Baanbrekende uitspraak: nu ook gratis rechtsbijstand voor niet-gearresteerde minderjarige verdachten
Niet-aangehouden minderjarige verdachten hebben voor en tijdens hun verhoor recht op gratis rechtsbijstand, zo oordeelde de rechtbank Amsterdam begin deze maand. Het gaat om een baanbrekende uitspraak.
Voortaan krijgen niet alleen aangehouden minderjarige verdachten op het politiebureau kosteloos een advocaat toegewezen, maar kunnen ook minderjarige verdachten die zichzelf op het bureau voor het politieverhoor melden aanspraak hierop maken. Op 9 november 2021 stelde de rechtbank Amsterdam advocaat Simon van der Woude in het gelijk.
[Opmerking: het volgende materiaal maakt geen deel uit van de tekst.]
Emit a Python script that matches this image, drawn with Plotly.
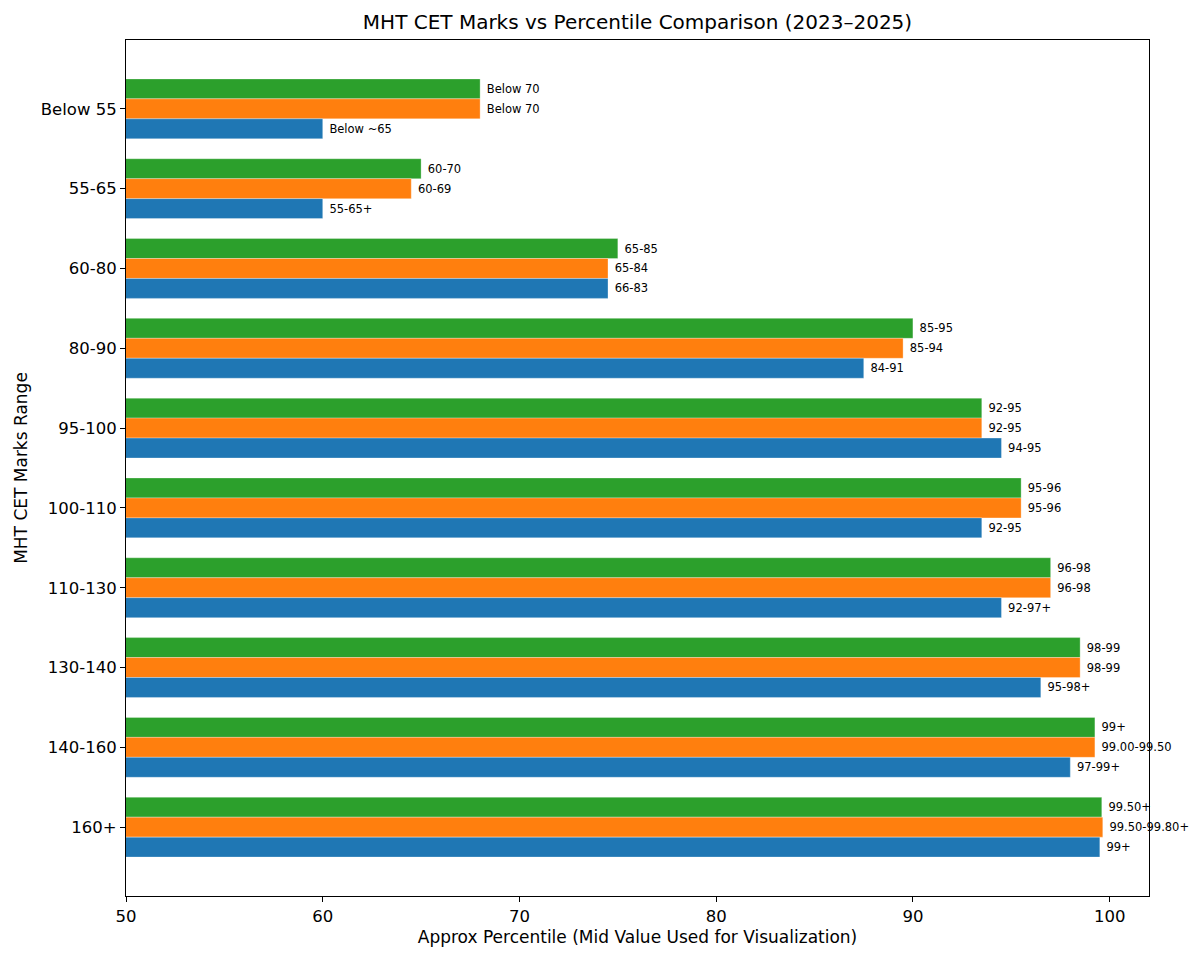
import plotly.graph_objects as go

# 점수 구간 (위에서 아래 순서)
MARK_RANGES = [
    "Below 55", "55-65", "60-80", "80-90", "95-100",
    "100-110", "110-130", "130-140", "140-160", "160+",
]

# 시각화용 중간값 (백분위)
PCT_2023 = [60, 60, 74.5, 87.5, 94.5, 93.5, 94.5, 96.5, 98, 99.5]
PCT_2024 = [68, 64.5, 74.5, 89.5, 93.5, 95.5, 97, 98.5, 99.25, 99.65]
PCT_2025 = [68, 65, 75, 90, 93.5, 95.5, 97, 98.5, 99.25, 99.6]

# 막대 옆 라벨 (실제 백분위 구간)
LABELS_2023 = ["Below ~65", "55-65+", "66-83", "84-91", "94-95",
               "92-95", "92-97+", "95-98+", "97-99+", "99+"]
LABELS_2024 = ["Below 70", "60-69", "65-84", "85-94", "92-95",
               "95-96", "96-98", "98-99", "99.00-99.50", "99.50-99.80+"]
LABELS_2025 = ["Below 70", "60-70", "65-85", "85-95", "92-95",
               "95-96", "96-98", "98-99", "99+", "99.50+"]

X_RANGE = [50, 102]

FONT = "DejaVu Sans"

# 역순 축에서 먼저 추가한 trace가 위쪽에 놓임
series = [
    ("2025", PCT_2025, LABELS_2025, "#2ca02c"),
    ("2024", PCT_2024, LABELS_2024, "#ff7f0e"),
    ("2023", PCT_2023, LABELS_2023, "#1f77b4"),
]

fig = go.Figure()
for name, vals, labels, color in series:
    fig.add_trace(go.Bar(
        x=vals,
        y=MARK_RANGES,
        orientation="h",
        name=name,
        marker=dict(color=color, line=dict(color="rgba(255,255,255,0.6)", width=0.5)),
        text=[" " + t for t in labels],
        textposition="outside",
        textfont=dict(family=FONT, size=11.5, color="black"),
        constraintext="none",
        cliponaxis=False,
        showlegend=False,
    ))

n = len(MARK_RANGES)
fig.update_layout(
    width=1200,
    height=960,
    barmode="group",
    bargap=0.25,
    bargroupgap=0,
    plot_bgcolor="white",
    paper_bgcolor="white",
    font=dict(family=FONT, size=16.5, color="black"),
    title=dict(
        text="MHT CET Marks vs Percentile Comparison (2023–2025)",
        x=0.5, xref="paper", y=0.985, yanchor="middle",
        font=dict(family=FONT, size=20, color="black"),
    ),
    margin=dict(l=118, r=59, t=32, b=72),
    uniformtext=dict(mode=False),
)
fig.update_xaxes(
    range=X_RANGE,
    dtick=10,
    ticks="outside",
    ticklen=5,
    tickcolor="black",
    showline=True,
    linecolor="black",
    linewidth=1,
    mirror=True,
    showgrid=False,
    zeroline=False,
    tickfont=dict(size=16.5),
    title=dict(text="Approx Percentile (Mid Value Used for Visualization)", font=dict(size=17), standoff=6),
)
fig.update_yaxes(
    categoryorder="array",
    categoryarray=MARK_RANGES,
    range=[n - 1 + 0.8625, -0.8625],
    ticks="outside",
    ticklen=5,
    tickcolor="black",
    showline=True,
    linecolor="black",
    linewidth=1,
    mirror=True,
    showgrid=False,
    zeroline=False,
    tickfont=dict(size=16.5),
    title=dict(text="MHT CET Marks Range", font=dict(size=17), standoff=8),
)

fig.write_html("out.html")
Volgens de rechtbank werd er tot nu toe ten onrechte een onderscheid gemaakt tussen ‘aangehouden’ en ‘niet-aangehouden’ minderjarige verdachten. Dit is in strijd met artikel 6 van de bindende EU Richtlijn (EU) 2016/800 betreffende procedurele waarborgen voor kinderen die verdachte of beklaagde zijn in een strafprocedure. Met de uitspraak krijgt de advocaat in deze zaak zijn verleende rechtsbijstand volledig vergoed, omdat de bepaling rechtstreeks werkt.
Doorbraak
Volgens Defence for Children is de uitspraak een doorbraak voor de rechtspositie van minderjarigen in het jeugdstrafrecht. “Het recht op juridische of andere bijstand, zoals ook vastgelegd in het VN-Kinderrechtenverdrag, het Europees Verdrag voor de Rechten van de Mens en Europese richtlijnen wordt hiermee verder in het Nederlands recht geimplementeerd.[1] Dat alle minderjarige verdachten zich nu voortaan kunnen laten bijstaan door een advocaat voorafgaand én tijdens het politieverhoor is een grote stap vooruit. Deze uitspraak dient op korte termijn en zo snel mogelijk te worden omgezet in duidelijk uitvoerbare beleidsregels.”
Meer informatie:
- Uitspraak van de Rechtbank Amsterdam d.d. 9–11- 2021: ECLI:NL:RBAMS:2021:6411
- Toekomstvisie aanhouding en inverzekeringstelling minderjarige verdachten
[1] De uitspraak zorgt voor een verdergaande implementatie van de EU-richtlijn 2016/800 en daarmee een betere invulling van het recht op juridische of andere passende bijstand uit artikel 40 lid 2 VN art 40 lid 2 sub b (ii) VN-Kinderrechtenverdrag en het bijbehorende General Comment no 24. Het recht op rechtsbijstand vloeit tevens voort uit art. 6 lid 3 sub c Europees Verdrag voor de Rechten van de Mens en in EU-richtlijnen EU/2013/48 en EU/2016/800. De richtlijnen verwijzen naar de Guidelines on Child Friendly Justice van de Raad van Europa waarin de noodzaak tot aanpassingen van het justitiële system aan speciale rechten en behoeften van minderjarigen erkend wordt.